I need to perform join on the two tables for the below condition,
[entrance_date] <= [movement time] && [exit_date] >= [movement time]
I tried using the Advance Join macro from analytics gallery to join for above condition and it looks like below:
The condition has been put as shown below:
When i ran the flow, it turned out that the join was behaving extremely slow(possibly because of cross join of huge no of records) and was taking hours to get completed.
Is there a way to improve the performance, for the above problem?
Thanks
Solved! Go to Solution.
A few things you can try to improve performance:
You could also try simplifying the join. Join without the condition and put a filter tool after the join that specifies your condition and removes records that do not match it.
Hey @GauravRawal,
As @Inactive User mentioned, doing this InDB would certainly be quicker - especially because this gives you the option to apply indices to the tables which is the single biggest speed uplift on any join.
If these tables are not both on the same server, you can stream the 20k one into the other server using the InDB tools.
If you need to keep this on the desktop for some reason e.g. no access to write to the database) you can also look at a few other things:
- With a cross join like this you're creating 8M x 20k combinations - 160Bn rows combinations, which is a lot of work for any machine to do via brute-force, so you need to find ways to reduce this.
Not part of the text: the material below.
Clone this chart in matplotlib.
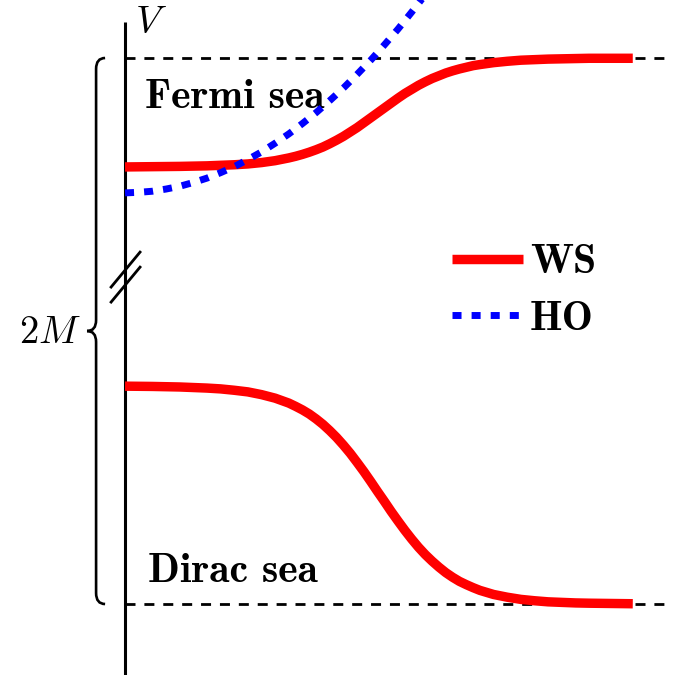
import numpy as np
import matplotlib
matplotlib.use("Agg")
import matplotlib.pyplot as plt
from matplotlib.path import Path
from matplotlib.patches import PathPatch

plt.rcParams['mathtext.fontset'] = 'cm'

# radial coordinate (arbitrary units) and potentials
r_ws = [0.0, 0.1, 0.2, 0.25, 0.3, 0.35, 0.4, 0.45, 0.5, 0.55,
        0.6, 0.625, 0.65, 0.675, 0.7, 0.725, 0.75, 0.775, 0.8, 0.825,
        0.85, 0.875, 0.9, 0.925, 0.95, 0.975, 1.0, 1.025, 1.05, 1.075,
        1.1, 1.125, 1.15, 1.175, 1.2, 1.225, 1.25, 1.275, 1.3,
        1.35, 1.4, 1.45, 1.5, 1.55, 1.6, 1.65, 1.7, 1.86]
ws_upper = [0.601, 0.602, 0.603, 0.604, 0.605, 0.607, 0.609, 0.612, 0.617,
            0.624,
            0.634, 0.640, 0.647, 0.655, 0.664, 0.674, 0.686, 0.699, 0.713,
            0.729, 0.745, 0.763, 0.781, 0.799, 0.817, 0.835, 0.853, 0.870,
            0.885, 0.900, 0.913, 0.925, 0.935, 0.945, 0.953, 0.960, 0.966,
            0.972, 0.976,
            0.983, 0.988, 0.992, 0.994, 0.996, 0.997, 0.998, 0.999, 0.999]
ws_lower = [-0.202, -0.203, -0.205, -0.207, -0.209, -0.212, -0.217, -0.223,
            -0.233, -0.246,
            -0.264, -0.276, -0.289, -0.304, -0.322, -0.342, -0.365, -0.390,
            -0.418, -0.448, -0.481, -0.515, -0.551, -0.588, -0.624, -0.661,
            -0.696, -0.730, -0.762, -0.792, -0.819, -0.843, -0.865, -0.885,
            -0.902, -0.917, -0.929, -0.940, -0.950,
            -0.965, -0.975, -0.983, -0.988, -0.992, -0.994, -0.996, -0.997,
            -0.999]

r_ho = [0.0, 0.05, 0.1, 0.15, 0.2, 0.25, 0.3, 0.35, 0.4, 0.45, 0.5, 0.55,
        0.6, 0.65, 0.7, 0.75, 0.8, 0.85, 0.9, 0.95, 1.0, 1.05, 1.1]
ho = [0.506, 0.508, 0.512, 0.520, 0.530, 0.544, 0.560, 0.580, 0.602, 0.628,
      0.656, 0.688, 0.722, 0.760, 0.800, 0.844, 0.890, 0.940, 0.992, 1.048,
      1.106, 1.168, 1.232]

fermi_level = 1.0
dirac_level = -1.0
r_end = 2.0

labels = ['WS', 'HO']
bold = 'cmb10'

fig = plt.figure(figsize=(6.83, 6.75), dpi=100)
ax = fig.add_axes([0, 0, 1, 1])
ax.set_xlim(-0.458, 2.044)
ax.set_ylim(-1.260, 1.2125)
ax.axis('off')

# V axis with a break
ax.plot([0, 0], [-1.26, 1.132], color='black', lw=2.2, solid_capstyle='butt')
for v0 in [0.161, 0.106]:
    ax.plot([-0.051, 0.055], [v0, v0 + 0.128], color='black', lw=2.0)

# continuum thresholds
for lev in [fermi_level, dirac_level]:
    ax.plot([0, r_end], [lev, lev], color='black', lw=2.0,
            dashes=(3.6, 3.2), zorder=1)

ws_line, = ax.plot(r_ws, ws_upper, color='#ff0000', lw=6.8,
                   solid_capstyle='butt', solid_joinstyle='round', zorder=3,
                   label=labels[0])
ax.plot(r_ws, ws_lower, color='#ff0000', lw=6.8, solid_capstyle='butt',
        solid_joinstyle='round', zorder=3)
ho_line, = ax.plot(r_ho, ho, color='#0000ff', lw=5.0, dashes=(1.3, 1.45),
                   dash_capstyle='butt', zorder=4, label=labels[1])

# brace for the 2M gap
xb, xt, xe = -0.106, -0.139, -0.073
verts = [(xe, fermi_level), (xb, fermi_level), (xb, fermi_level - 0.04),
         (xb, 0.04), (xb, 0.0), (xt, 0.0),
         (xb, 0.0), (xb, -0.04),
         (xb, dirac_level + 0.04), (xb, dirac_level), (xe, dirac_level)]
codes = [Path.MOVETO, Path.CURVE3, Path.CURVE3,
         Path.LINETO, Path.CURVE3, Path.CURVE3,
         Path.CURVE3, Path.CURVE3,
         Path.LINETO, Path.CURVE3, Path.CURVE3]
ax.add_patch(PathPatch(Path(verts, codes), fill=False, lw=1.9,
                       edgecolor='black'))

ax.text(-0.160, -0.044, r'$2M$', fontsize=28, ha='right', va='baseline')
ax.text(0.095, 1.092, r'$V$', fontsize=28, ha='center', va='baseline')
ax.text(0.073, 0.817, 'Fermi sea', family=bold, fontsize=30, va='baseline')
ax.text(0.084, -0.919, 'Dirac sea', family=bold, fontsize=30, va='baseline')

leg = ax.legend(handles=[ws_line, ho_line], loc='upper left',
                bbox_to_anchor=(1.198, 0.319), bbox_transform=ax.transData,
                frameon=False, prop={'family': bold, 'size': 30},
                handlelength=1.70, handletextpad=0.17, labelspacing=0.47,
                borderpad=0, borderaxespad=0)

fig.savefig('out.png', dpi=100)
How big is your expected result-set - if it's 160Bn rows, then you may need to think through ways of clustering this query or forcing into a purpose-built tech - but if out of these 160Bn rows you're only expecting to return 1000 or 2000 rows, then your best solution is filtering the data before join.
- are you able to reduce the size of these two row sets by filtering out un-needed rows? for example, if these are events, and you're only looking for events in May 2017, that should reduce the row-set quite a lot
- is there any other key that you can use that will not explode into a cross-join? Again, for example, can you enrich the T2 table with an event ID of some kind to make the join tighter?
Additionally - instead of bringing back the full 8M and 20k rows from each set - it's always good to only bring back the primary key and the dates if these are the fields needed initially, and then you can always enrich with other fields further down the workflow. This stops your 160Bn row cross join from having to worry about dozens of other fields.
If either this or Ryan's ideas get you to a solution, would you mind marking this as solved (with the green "Solution" button), or if you are still having challenges, then feel free to reply and we'll iterate.
Cheers
Sean